### Given exercise
Below is a listing to write out in full, exactly as given, without its pictures.

### Data
▽

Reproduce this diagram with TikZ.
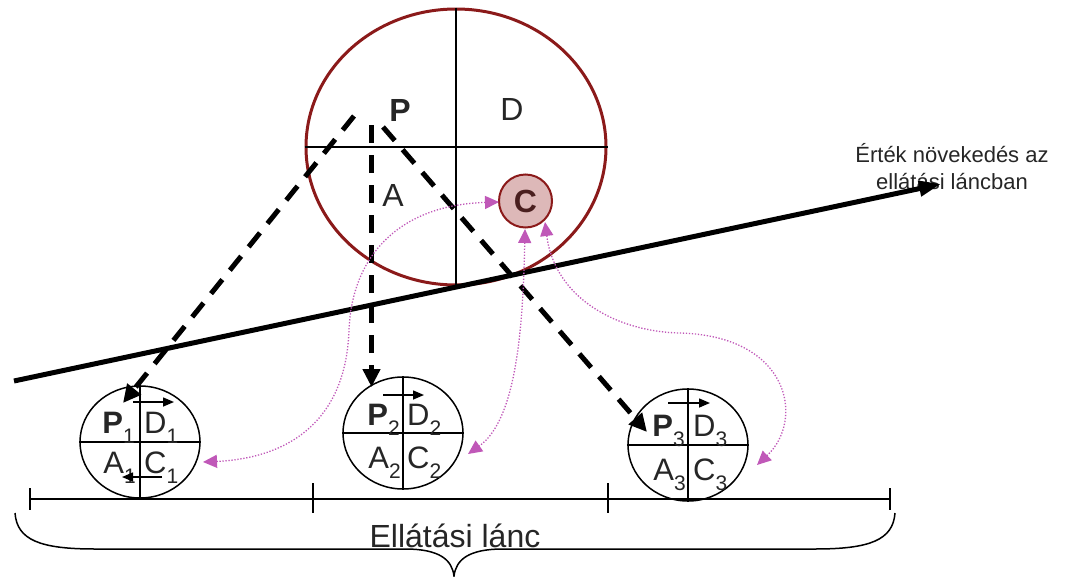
\documentclass[tikz,border=0pt]{standalone}
\usepackage{fontspec}
\setmainfont{Liberation Sans}
\usetikzlibrary{arrows.meta,shapes.geometric}
\definecolor{dred}{HTML}{8B1A1A}
\definecolor{pinkm}{HTML}{C058B8}
\definecolor{cfill}{HTML}{DDB8B8}
\definecolor{ctext}{HTML}{4A1F1F}
\definecolor{txt}{HTML}{262626}
\newcommand\lsub[1]{\raisebox{-10pt}{\fontsize{21}{21}\selectfont\mdseries #1}}
\begin{document}
\begin{tikzpicture}[x=1pt,y=-1pt,
  bigell/.style={draw=dred, line width=3pt, ellipse, minimum width=300pt, minimum height=276pt, inner sep=0pt},
  smallell/.style={draw, line width=1.5pt, ellipse, minimum width=120pt, minimum height=112pt, inner sep=0pt},
  divline/.style={line width=1.5pt},
  biglab/.style={anchor=base, inner sep=0pt, text=txt, font=\fontsize{32}{32}\selectfont},
  lablft/.style={anchor=base east, inner sep=0pt, text=txt, font=\fontsize{31}{31}\selectfont},
  labrgt/.style={anchor=base west, inner sep=0pt, text=txt, font=\fontsize{31}{31}\selectfont},
  boldlab/.style={lablft, font=\fontsize{31}{31}\selectfont\bfseries},
  dasharr/.style={line width=5pt, dash pattern=on 18pt off 12pt, -{Triangle[length=18pt,width=17pt]}},
  flowarr/.style={line width=1.5pt, -{Triangle[length=11pt,width=9pt]}},
  pinkarr/.style={draw=pinkm, line width=1.3pt, dash pattern=on 1.3pt off 1.7pt, {Triangle[length=14pt,width=13pt]}-{Triangle[length=14pt,width=13pt]}},
  titletxt/.style={anchor=base, inner sep=0pt, text=txt, font=\fontsize{22}{22}\selectfont}
]
\useasboundingbox (0,0) rectangle (1066,576);

% big ellipse
\node[bigell] (big) at (456,147) {};
\draw[divline] (big.north) -- (big.south);
\draw[divline] (big.west) -- (big.east);
\node[biglab, font=\fontsize{32}{32}\selectfont\bfseries] (bP) at (400,121) {P};
\node[biglab] (bD) at (512,120) {D};
\node[biglab] (bA) at (393,206) {A};
\node[circle, draw=dred, line width=2pt, fill=cfill, minimum size=53pt, inner sep=0pt, text=ctext, font=\fontsize{32}{32}\selectfont\bfseries] (cc) at (525.5,201) {C};

% small circles
\node[smallell] (c1) at (140,442) {};
\node[smallell] (c2) at (403,433) {};
\node[smallell] (c3) at (688,445) {};
\foreach \c in {c1,c2,c3}{
  \draw[divline] (\c.north) -- (\c.south);
  \draw[divline] (\c.west) -- (\c.east);
}
% labels circle 1
\node[boldlab] (p1) at (135,433) {P\lsub{1}};
\node[labrgt] (d1) at (144,433) {D\lsub{1}};
\node[lablft] (a1) at (136,473) {A\lsub{1}};
\node[labrgt] (k1) at (144,473) {C\lsub{1}};
% labels circle 2
\node[boldlab] (p2) at (400,425) {P\lsub{2}};
\node[labrgt] (d2) at (407,425) {D\lsub{2}};
\node[lablft] (a2) at (401,468) {A\lsub{2}};
\node[labrgt] (k2) at (407,468) {C\lsub{2}};
% labels circle 3
\node[boldlab] (p3) at (685,436) {P\lsub{3}};
\node[labrgt] (d3) at (693,436) {D\lsub{3}};
\node[lablft] (a3) at (686,480) {A\lsub{3}};
\node[labrgt] (k3) at (693,480) {C\lsub{3}};

% small flow arrows in circles
\coordinate (f1a) at (133,402); \coordinate (f1b) at (174,402);
\coordinate (f1c) at (162,477); \coordinate (f1d) at (122,477);
\coordinate (f2a) at (383,395); \coordinate (f2b) at (424,395);
\coordinate (f3a) at (668,403); \coordinate (f3b) at (710,403);
\draw[flowarr] (f1a) -- (f1b);
\draw[flowarr] (f1c) -- (f1d);
\draw[flowarr] (f2a) -- (f2b);
\draw[flowarr] (f3a) -- (f3b);

% title text
\node[titletxt] (t1) at (952,162) {Érték növekedés az};
\node[titletxt] (t2) at (952,189) {ellátási láncban};

% long value arrow
\coordinate (ls) at (14,381);
\coordinate (le) at (941,184);
\draw[line width=5pt, -{Triangle[length=22pt,width=15pt]}] (ls) -- (le);

% dashed arrows
\coordinate (dl0) at (354,116); \coordinate (dl1) at (123,403);
\coordinate (dm0) at (371.5,125); \coordinate (dm1) at (371.5,387);
\coordinate (dr0) at (383,127); \coordinate (dr1) at (647,432);
\draw[dasharr] (dl0) -- (dl1);
\draw[dasharr] (dm0) -- (dm1);
\draw[dasharr] (dr0) -- (dr1);

% pink dotted arrows
\coordinate (q1a) at (499,202); \coordinate (q1b) at (203,462);
\coordinate (q2a) at (525,229); \coordinate (q2b) at (468,454);
\coordinate (q3a) at (545,222); \coordinate (q3b) at (757,465);
\draw[pinkarr] (q1a) .. controls (400,205) and (352,255) .. (349,330) .. controls (346,420) and (290,458) .. (q1b);
\draw[pinkarr] (q2a) .. controls (523,330) and (516,420) .. (q2b);
\draw[pinkarr] (q3a) .. controls (555,300) and (620,332) .. (680,333) .. controls (790,336) and (805,420) .. (q3b);

% scale line and brace
\coordinate (s0) at (30,499); \coordinate (s3) at (890,499);
\draw[divline] (s0) -- (s3);
\draw[divline] (30,488) -- (30,510);
\draw[divline] (313,483) -- (313,513);
\draw[divline] (608,483) -- (608,513);
\draw[divline] (890,488) -- (890,510);
\draw[line width=1.5pt] (15,513) .. controls (17,540) and (40,549) .. (95,549) -- (405,549)
  .. controls (440,549) and (452,560) .. (454,576)
  .. controls (456,560) and (468,549) .. (503,549) -- (815,549)
  .. controls (870,549) and (893,540) .. (895,513);
\node[anchor=base, inner sep=0pt, text=txt, font=\fontsize{32}{32}\selectfont] (chain) at (455,547) {Ellátási lánc};
\end{tikzpicture}
\end{document}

△

### Full solution
Reproduce this diagram with TikZ.
\documentclass[tikz,border=0pt]{standalone}
\usepackage{fontspec}
\setmainfont{Liberation Sans}
\usetikzlibrary{arrows.meta,shapes.geometric}
\definecolor{dred}{HTML}{8B1A1A}
\definecolor{pinkm}{HTML}{C058B8}
\definecolor{cfill}{HTML}{DDB8B8}
\definecolor{ctext}{HTML}{4A1F1F}
\definecolor{txt}{HTML}{262626}
\newcommand\lsub[1]{\raisebox{-10pt}{\fontsize{21}{21}\selectfont\mdseries #1}}
\begin{document}
\begin{tikzpicture}[x=1pt,y=-1pt,
  bigell/.style={draw=dred, line width=3pt, ellipse, minimum width=300pt, minimum height=276pt, inner sep=0pt},
  smallell/.style={draw, line width=1.5pt, ellipse, minimum width=120pt, minimum height=112pt, inner sep=0pt},
  divline/.style={line width=1.5pt},
  biglab/.style={anchor=base, inner sep=0pt, text=txt, font=\fontsize{32}{32}\selectfont},
  lablft/.style={anchor=base east, inner sep=0pt, text=txt, font=\fontsize{31}{31}\selectfont},
  labrgt/.style={anchor=base west, inner sep=0pt, text=txt, font=\fontsize{31}{31}\selectfont},
  boldlab/.style={lablft, font=\fontsize{31}{31}\selectfont\bfseries},
  dasharr/.style={line width=5pt, dash pattern=on 18pt off 12pt, -{Triangle[length=18pt,width=17pt]}},
  flowarr/.style={line width=1.5pt, -{Triangle[length=11pt,width=9pt]}},
  pinkarr/.style={draw=pinkm, line width=1.3pt, dash pattern=on 1.3pt off 1.7pt, {Triangle[length=14pt,width=13pt]}-{Triangle[length=14pt,width=13pt]}},
  titletxt/.style={anchor=base, inner sep=0pt, text=txt, font=\fontsize{22}{22}\selectfont}
]
\useasboundingbox (0,0) rectangle (1066,576);

% big ellipse
\node[bigell] (big) at (456,147) {};
\draw[divline] (big.north) -- (big.south);
\draw[divline] (big.west) -- (big.east);
\node[biglab, font=\fontsize{32}{32}\selectfont\bfseries] (bP) at (400,121) {P};
\node[biglab] (bD) at (512,120) {D};
\node[biglab] (bA) at (393,206) {A};
\node[circle, draw=dred, line width=2pt, fill=cfill, minimum size=53pt, inner sep=0pt, text=ctext, font=\fontsize{32}{32}\selectfont\bfseries] (cc) at (525.5,201) {C};

% small circles
\node[smallell] (c1) at (140,442) {};
\node[smallell] (c2) at (403,433) {};
\node[smallell] (c3) at (688,445) {};
\foreach \c in {c1,c2,c3}{
  \draw[divline] (\c.north) -- (\c.south);
  \draw[divline] (\c.west) -- (\c.east);
}
% labels circle 1
\node[boldlab] (p1) at (135,433) {P\lsub{1}};
\node[labrgt] (d1) at (144,433) {D\lsub{1}};
\node[lablft] (a1) at (136,473) {A\lsub{1}};
\node[labrgt] (k1) at (144,473) {C\lsub{1}};
% labels circle 2
\node[boldlab] (p2) at (400,425) {P\lsub{2}};
\node[labrgt] (d2) at (407,425) {D\lsub{2}};
\node[lablft] (a2) at (401,468) {A\lsub{2}};
\node[labrgt] (k2) at (407,468) {C\lsub{2}};
% labels circle 3
\node[boldlab] (p3) at (685,436) {P\lsub{3}};
\node[labrgt] (d3) at (693,436) {D\lsub{3}};
\node[lablft] (a3) at (686,480) {A\lsub{3}};
\node[labrgt] (k3) at (693,480) {C\lsub{3}};

% small flow arrows in circles
\coordinate (f1a) at (133,402); \coordinate (f1b) at (174,402);
\coordinate (f1c) at (162,477); \coordinate (f1d) at (122,477);
\coordinate (f2a) at (383,395); \coordinate (f2b) at (424,395);
\coordinate (f3a) at (668,403); \coordinate (f3b) at (710,403);
\draw[flowarr] (f1a) -- (f1b);
\draw[flowarr] (f1c) -- (f1d);
\draw[flowarr] (f2a) -- (f2b);
\draw[flowarr] (f3a) -- (f3b);

% title text
\node[titletxt] (t1) at (952,162) {Érték növekedés az};
\node[titletxt] (t2) at (952,189) {ellátási láncban};

% long value arrow
\coordinate (ls) at (14,381);
\coordinate (le) at (941,184);
\draw[line width=5pt, -{Triangle[length=22pt,width=15pt]}] (ls) -- (le);

% dashed arrows
\coordinate (dl0) at (354,116); \coordinate (dl1) at (123,403);
\coordinate (dm0) at (371.5,125); \coordinate (dm1) at (371.5,387);
\coordinate (dr0) at (383,127); \coordinate (dr1) at (647,432);
\draw[dasharr] (dl0) -- (dl1);
\draw[dasharr] (dm0) -- (dm1);
\draw[dasharr] (dr0) -- (dr1);

% pink dotted arrows
\coordinate (q1a) at (499,202); \coordinate (q1b) at (203,462);
\coordinate (q2a) at (525,229); \coordinate (q2b) at (468,454);
\coordinate (q3a) at (545,222); \coordinate (q3b) at (757,465);
\draw[pinkarr] (q1a) .. controls (400,205) and (352,255) .. (349,330) .. controls (346,420) and (290,458) .. (q1b);
\draw[pinkarr] (q2a) .. controls (523,330) and (516,420) .. (q2b);
\draw[pinkarr] (q3a) .. controls (555,300) and (620,332) .. (680,333) .. controls (790,336) and (805,420) .. (q3b);

% scale line and brace
\coordinate (s0) at (30,499); \coordinate (s3) at (890,499);
\draw[divline] (s0) -- (s3);
\draw[divline] (30,488) -- (30,510);
\draw[divline] (313,483) -- (313,513);
\draw[divline] (608,483) -- (608,513);
\draw[divline] (890,488) -- (890,510);
\draw[line width=1.5pt] (15,513) .. controls (17,540) and (40,549) .. (95,549) -- (405,549)
  .. controls (440,549) and (452,560) .. (454,576)
  .. controls (456,560) and (468,549) .. (503,549) -- (815,549)
  .. controls (870,549) and (893,540) .. (895,513);
\node[anchor=base, inner sep=0pt, text=txt, font=\fontsize{32}{32}\selectfont] (chain) at (455,547) {Ellátási lánc};
\end{tikzpicture}
\end{document}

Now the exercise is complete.